[Part of a data file]

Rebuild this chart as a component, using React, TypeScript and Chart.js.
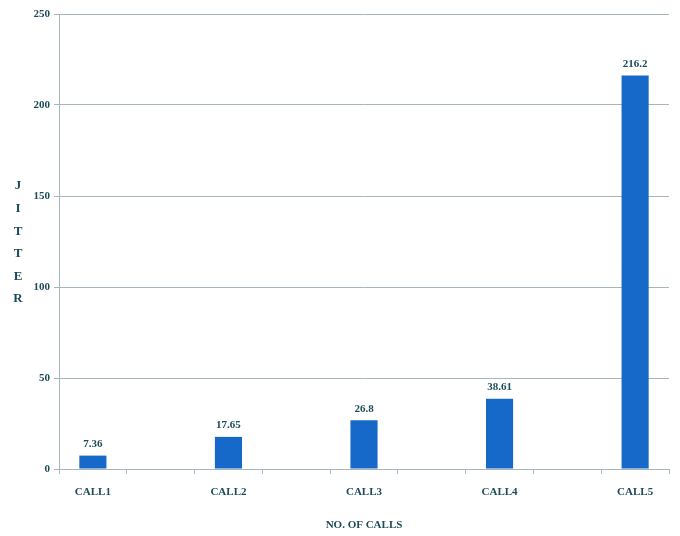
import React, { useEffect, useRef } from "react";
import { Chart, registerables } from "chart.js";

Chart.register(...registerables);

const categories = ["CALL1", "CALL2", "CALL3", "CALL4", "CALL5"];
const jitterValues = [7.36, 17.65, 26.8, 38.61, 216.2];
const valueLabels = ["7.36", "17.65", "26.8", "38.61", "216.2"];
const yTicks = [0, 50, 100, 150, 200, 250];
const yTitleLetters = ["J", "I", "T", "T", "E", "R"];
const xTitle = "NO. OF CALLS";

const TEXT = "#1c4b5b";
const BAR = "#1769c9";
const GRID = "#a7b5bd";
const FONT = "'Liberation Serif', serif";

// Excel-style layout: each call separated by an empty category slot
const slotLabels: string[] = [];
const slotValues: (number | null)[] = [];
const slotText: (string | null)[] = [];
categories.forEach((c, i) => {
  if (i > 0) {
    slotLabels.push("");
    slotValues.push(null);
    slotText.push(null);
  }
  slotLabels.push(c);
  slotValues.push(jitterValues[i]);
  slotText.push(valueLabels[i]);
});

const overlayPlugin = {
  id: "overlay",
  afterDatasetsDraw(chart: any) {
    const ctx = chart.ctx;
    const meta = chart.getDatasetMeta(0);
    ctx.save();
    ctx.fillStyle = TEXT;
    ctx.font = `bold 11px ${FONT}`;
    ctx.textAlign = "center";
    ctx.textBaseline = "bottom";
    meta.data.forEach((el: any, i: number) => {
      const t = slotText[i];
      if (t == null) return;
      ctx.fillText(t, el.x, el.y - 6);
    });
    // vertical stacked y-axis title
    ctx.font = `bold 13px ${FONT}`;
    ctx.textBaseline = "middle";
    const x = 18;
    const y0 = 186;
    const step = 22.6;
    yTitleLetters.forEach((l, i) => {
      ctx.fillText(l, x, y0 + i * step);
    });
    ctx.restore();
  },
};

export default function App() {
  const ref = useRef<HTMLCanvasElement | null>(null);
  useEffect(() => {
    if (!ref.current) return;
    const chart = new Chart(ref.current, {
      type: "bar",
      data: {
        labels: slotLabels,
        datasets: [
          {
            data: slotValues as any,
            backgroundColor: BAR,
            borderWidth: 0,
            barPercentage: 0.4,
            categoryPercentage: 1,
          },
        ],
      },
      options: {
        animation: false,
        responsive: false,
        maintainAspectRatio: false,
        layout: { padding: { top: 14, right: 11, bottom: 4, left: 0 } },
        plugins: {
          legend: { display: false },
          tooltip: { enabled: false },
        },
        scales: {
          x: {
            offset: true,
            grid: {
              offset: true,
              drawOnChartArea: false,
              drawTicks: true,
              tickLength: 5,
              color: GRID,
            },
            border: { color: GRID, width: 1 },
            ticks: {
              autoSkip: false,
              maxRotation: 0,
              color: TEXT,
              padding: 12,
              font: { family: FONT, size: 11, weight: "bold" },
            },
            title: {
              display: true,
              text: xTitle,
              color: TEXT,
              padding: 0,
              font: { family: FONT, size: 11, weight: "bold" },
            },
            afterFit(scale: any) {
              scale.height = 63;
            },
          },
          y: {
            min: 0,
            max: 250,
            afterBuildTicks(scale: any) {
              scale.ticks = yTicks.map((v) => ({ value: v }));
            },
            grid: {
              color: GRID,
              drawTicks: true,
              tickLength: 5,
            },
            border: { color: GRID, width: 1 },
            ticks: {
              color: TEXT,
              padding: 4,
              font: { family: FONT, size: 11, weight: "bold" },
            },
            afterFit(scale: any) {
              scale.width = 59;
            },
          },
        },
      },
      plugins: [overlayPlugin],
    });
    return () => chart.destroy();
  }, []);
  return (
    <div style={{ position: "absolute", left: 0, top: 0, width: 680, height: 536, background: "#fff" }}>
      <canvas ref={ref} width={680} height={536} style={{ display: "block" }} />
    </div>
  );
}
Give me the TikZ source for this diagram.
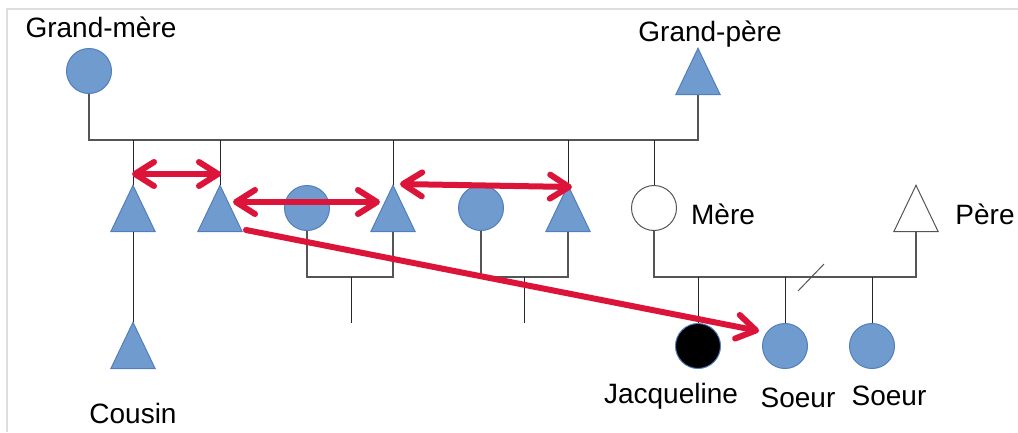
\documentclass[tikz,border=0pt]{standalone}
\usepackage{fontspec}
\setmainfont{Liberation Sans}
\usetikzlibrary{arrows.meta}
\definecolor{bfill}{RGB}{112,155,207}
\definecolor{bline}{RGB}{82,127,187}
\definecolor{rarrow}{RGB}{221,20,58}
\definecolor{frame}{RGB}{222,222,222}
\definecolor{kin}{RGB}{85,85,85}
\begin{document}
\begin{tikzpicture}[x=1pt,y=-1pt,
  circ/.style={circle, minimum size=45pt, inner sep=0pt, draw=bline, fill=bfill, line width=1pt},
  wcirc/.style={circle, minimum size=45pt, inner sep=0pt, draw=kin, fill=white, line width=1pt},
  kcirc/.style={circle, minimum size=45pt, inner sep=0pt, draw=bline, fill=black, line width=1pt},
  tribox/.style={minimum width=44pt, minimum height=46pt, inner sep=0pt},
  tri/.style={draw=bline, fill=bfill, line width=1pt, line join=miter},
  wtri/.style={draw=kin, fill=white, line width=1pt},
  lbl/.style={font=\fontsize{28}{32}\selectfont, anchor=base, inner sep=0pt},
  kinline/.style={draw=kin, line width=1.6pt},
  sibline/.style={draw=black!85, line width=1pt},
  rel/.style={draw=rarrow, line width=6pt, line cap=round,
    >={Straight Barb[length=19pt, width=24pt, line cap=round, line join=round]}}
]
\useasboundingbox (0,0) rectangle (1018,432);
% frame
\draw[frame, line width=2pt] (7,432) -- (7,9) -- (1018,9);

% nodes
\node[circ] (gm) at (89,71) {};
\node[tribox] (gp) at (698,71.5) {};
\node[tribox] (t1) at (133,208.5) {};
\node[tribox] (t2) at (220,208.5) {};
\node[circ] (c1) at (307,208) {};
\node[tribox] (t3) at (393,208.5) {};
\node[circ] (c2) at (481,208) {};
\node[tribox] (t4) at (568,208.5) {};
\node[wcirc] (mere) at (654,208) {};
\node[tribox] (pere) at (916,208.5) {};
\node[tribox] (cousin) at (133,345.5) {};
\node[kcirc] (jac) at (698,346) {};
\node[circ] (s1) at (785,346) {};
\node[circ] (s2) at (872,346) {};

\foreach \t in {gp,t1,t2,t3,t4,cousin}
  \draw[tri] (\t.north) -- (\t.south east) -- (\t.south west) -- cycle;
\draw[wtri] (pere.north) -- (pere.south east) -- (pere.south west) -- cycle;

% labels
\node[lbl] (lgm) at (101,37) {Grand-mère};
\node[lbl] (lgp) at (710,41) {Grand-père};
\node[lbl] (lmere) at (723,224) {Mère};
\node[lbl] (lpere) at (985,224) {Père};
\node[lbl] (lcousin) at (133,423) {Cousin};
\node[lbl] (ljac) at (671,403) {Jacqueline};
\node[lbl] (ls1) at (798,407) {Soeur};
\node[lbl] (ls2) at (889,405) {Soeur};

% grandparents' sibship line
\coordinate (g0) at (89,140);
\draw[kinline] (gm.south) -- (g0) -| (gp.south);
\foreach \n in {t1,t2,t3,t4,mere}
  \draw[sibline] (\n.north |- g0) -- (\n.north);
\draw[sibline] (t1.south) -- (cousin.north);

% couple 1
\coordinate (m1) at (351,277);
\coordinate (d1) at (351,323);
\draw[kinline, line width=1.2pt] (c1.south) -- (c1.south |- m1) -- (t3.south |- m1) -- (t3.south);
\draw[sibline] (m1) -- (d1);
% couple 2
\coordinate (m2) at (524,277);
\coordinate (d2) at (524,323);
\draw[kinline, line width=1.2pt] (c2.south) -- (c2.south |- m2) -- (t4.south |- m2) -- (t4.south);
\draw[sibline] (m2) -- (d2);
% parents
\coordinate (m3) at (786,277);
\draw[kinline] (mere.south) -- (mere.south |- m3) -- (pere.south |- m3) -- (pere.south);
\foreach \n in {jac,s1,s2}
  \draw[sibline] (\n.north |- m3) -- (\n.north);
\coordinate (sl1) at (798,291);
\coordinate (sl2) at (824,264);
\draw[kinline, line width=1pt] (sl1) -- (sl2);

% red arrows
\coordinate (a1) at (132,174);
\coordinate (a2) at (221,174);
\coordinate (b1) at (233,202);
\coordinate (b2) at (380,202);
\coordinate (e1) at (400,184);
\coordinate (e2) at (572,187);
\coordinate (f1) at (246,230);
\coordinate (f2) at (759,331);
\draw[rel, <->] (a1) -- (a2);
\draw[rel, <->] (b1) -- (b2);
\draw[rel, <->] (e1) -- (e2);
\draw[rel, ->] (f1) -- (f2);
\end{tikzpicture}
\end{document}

BRIEF => Exactly as written, repeat the lines from the beginning of the entries up to and including the line with "Chart.register(...registerables);", but not the pictures.

TASK ANSWER =>
Rebuild this chart as a component, using React, TypeScript and Chart.js.
import React, { useEffect, useRef } from "react";
import { Chart, registerables } from "chart.js";

Chart.register(...registerables);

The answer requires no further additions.